-- Task --
Search the material below for the word "page" and copy every line in which it occurs.

-- Data segment --
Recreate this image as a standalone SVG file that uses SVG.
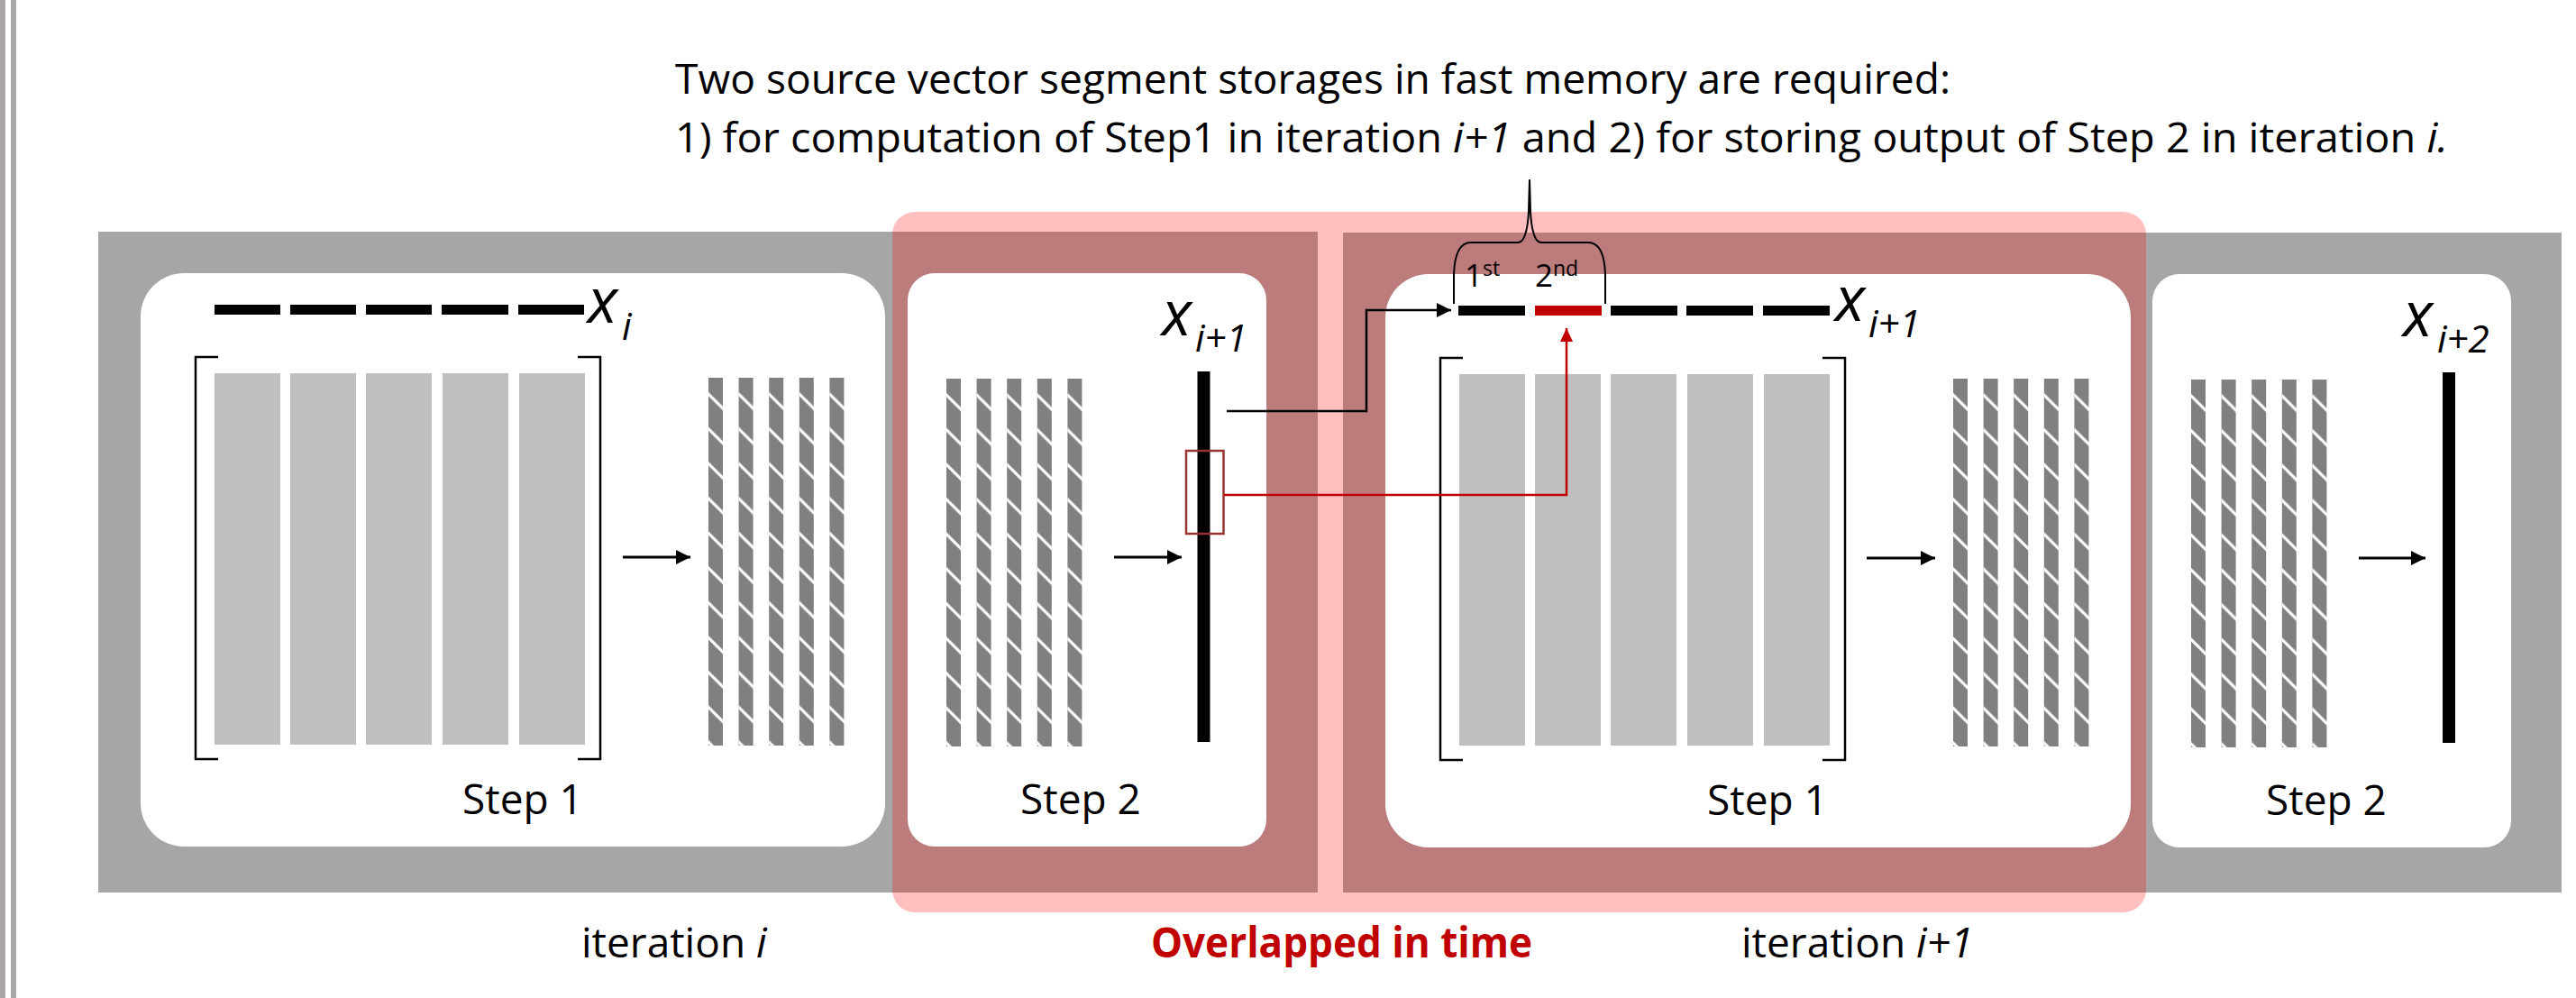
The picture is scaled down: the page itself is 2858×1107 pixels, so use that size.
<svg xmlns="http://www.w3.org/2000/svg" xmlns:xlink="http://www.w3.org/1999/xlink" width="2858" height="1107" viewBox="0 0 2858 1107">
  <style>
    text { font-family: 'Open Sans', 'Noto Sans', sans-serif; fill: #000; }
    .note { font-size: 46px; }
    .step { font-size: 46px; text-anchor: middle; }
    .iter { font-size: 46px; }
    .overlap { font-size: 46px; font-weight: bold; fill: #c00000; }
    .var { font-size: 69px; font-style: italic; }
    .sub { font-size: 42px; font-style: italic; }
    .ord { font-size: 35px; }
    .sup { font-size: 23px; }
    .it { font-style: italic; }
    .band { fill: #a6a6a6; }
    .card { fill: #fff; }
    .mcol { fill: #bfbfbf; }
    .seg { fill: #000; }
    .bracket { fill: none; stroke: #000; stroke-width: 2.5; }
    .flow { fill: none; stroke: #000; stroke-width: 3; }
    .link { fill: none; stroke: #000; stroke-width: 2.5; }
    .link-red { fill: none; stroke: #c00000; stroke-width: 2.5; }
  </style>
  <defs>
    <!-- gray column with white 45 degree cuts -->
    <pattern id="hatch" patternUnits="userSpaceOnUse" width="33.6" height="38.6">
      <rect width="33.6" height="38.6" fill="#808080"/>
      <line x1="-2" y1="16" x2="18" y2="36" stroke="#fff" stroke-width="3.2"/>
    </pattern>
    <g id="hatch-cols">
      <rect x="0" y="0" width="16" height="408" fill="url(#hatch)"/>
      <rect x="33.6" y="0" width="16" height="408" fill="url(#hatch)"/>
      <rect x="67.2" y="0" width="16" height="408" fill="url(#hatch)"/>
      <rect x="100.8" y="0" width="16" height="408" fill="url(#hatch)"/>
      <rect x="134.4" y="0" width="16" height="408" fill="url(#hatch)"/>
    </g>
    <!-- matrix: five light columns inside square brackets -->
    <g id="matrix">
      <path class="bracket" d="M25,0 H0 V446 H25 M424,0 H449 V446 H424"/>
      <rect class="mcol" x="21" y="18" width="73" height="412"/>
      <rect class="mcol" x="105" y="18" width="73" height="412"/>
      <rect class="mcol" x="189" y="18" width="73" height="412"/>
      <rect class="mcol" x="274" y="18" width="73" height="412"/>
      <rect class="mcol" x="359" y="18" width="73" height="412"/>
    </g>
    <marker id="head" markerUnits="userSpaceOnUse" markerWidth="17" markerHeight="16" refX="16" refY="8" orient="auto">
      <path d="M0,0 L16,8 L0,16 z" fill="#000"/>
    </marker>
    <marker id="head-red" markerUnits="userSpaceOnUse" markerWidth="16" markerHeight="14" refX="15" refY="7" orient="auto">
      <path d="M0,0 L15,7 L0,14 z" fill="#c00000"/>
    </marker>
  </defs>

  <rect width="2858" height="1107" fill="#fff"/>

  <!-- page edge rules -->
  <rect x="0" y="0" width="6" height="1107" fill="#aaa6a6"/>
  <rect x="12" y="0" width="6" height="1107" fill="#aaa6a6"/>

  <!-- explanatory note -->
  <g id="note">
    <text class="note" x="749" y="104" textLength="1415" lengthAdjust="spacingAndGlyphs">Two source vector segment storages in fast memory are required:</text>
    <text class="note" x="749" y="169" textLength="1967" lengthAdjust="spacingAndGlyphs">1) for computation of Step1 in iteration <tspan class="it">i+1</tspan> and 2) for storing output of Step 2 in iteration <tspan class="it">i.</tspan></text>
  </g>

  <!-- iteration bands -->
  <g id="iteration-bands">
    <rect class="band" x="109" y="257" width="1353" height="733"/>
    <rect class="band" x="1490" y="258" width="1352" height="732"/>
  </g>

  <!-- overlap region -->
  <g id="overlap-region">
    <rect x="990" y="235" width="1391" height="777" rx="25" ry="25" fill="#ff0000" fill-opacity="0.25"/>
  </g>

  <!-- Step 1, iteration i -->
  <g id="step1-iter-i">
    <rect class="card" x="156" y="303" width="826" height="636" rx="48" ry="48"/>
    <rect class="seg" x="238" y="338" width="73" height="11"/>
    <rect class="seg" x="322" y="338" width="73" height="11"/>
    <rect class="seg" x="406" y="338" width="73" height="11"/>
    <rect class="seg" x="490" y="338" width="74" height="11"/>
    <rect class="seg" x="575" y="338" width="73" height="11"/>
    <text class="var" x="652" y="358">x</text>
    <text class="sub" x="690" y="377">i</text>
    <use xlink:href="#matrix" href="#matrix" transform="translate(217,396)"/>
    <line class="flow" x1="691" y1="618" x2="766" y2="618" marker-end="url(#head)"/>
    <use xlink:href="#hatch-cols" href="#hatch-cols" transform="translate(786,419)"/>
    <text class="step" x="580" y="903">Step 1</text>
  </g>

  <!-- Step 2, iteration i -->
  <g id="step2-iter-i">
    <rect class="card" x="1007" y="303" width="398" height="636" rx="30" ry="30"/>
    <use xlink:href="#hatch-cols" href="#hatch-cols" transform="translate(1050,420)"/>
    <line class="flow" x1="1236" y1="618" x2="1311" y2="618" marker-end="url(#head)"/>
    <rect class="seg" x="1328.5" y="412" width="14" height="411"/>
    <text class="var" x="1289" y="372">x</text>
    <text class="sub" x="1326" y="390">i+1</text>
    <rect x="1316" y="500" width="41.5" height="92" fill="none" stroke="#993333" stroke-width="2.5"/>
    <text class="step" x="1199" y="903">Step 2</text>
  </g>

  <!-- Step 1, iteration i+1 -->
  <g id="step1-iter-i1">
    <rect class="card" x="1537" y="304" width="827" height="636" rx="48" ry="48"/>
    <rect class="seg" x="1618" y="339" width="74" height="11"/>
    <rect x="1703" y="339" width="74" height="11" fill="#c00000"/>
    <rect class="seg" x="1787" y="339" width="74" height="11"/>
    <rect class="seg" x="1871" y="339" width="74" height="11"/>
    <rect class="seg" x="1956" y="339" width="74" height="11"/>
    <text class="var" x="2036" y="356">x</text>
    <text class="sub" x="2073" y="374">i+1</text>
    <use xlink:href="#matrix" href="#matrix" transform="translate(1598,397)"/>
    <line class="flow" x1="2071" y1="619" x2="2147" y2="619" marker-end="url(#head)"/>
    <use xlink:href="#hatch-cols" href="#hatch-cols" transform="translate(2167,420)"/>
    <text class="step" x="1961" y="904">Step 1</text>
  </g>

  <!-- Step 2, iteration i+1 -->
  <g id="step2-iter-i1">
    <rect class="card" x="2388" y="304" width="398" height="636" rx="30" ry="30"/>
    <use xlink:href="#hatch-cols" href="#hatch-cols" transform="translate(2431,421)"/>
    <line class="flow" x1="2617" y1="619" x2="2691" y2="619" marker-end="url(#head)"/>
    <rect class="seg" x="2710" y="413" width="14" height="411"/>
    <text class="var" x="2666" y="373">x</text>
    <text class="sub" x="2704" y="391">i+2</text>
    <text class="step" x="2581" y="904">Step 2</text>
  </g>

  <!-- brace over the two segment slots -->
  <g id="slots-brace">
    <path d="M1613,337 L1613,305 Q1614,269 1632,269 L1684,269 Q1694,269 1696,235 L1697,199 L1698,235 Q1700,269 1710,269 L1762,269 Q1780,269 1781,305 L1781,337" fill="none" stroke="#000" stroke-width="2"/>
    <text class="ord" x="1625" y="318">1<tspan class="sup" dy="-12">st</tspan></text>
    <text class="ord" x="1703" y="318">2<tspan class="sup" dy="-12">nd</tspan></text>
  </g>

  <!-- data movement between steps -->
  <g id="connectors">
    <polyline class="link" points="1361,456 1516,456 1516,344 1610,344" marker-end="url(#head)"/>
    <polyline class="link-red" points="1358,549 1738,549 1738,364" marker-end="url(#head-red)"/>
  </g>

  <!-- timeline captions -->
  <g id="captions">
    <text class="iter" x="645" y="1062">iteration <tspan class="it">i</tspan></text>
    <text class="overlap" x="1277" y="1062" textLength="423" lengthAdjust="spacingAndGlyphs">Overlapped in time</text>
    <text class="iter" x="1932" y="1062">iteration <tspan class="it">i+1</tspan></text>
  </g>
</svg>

-- Full solution --
The picture is scaled down: the page itself is 2858×1107 pixels, so use that size.
  <!-- page edge rules -->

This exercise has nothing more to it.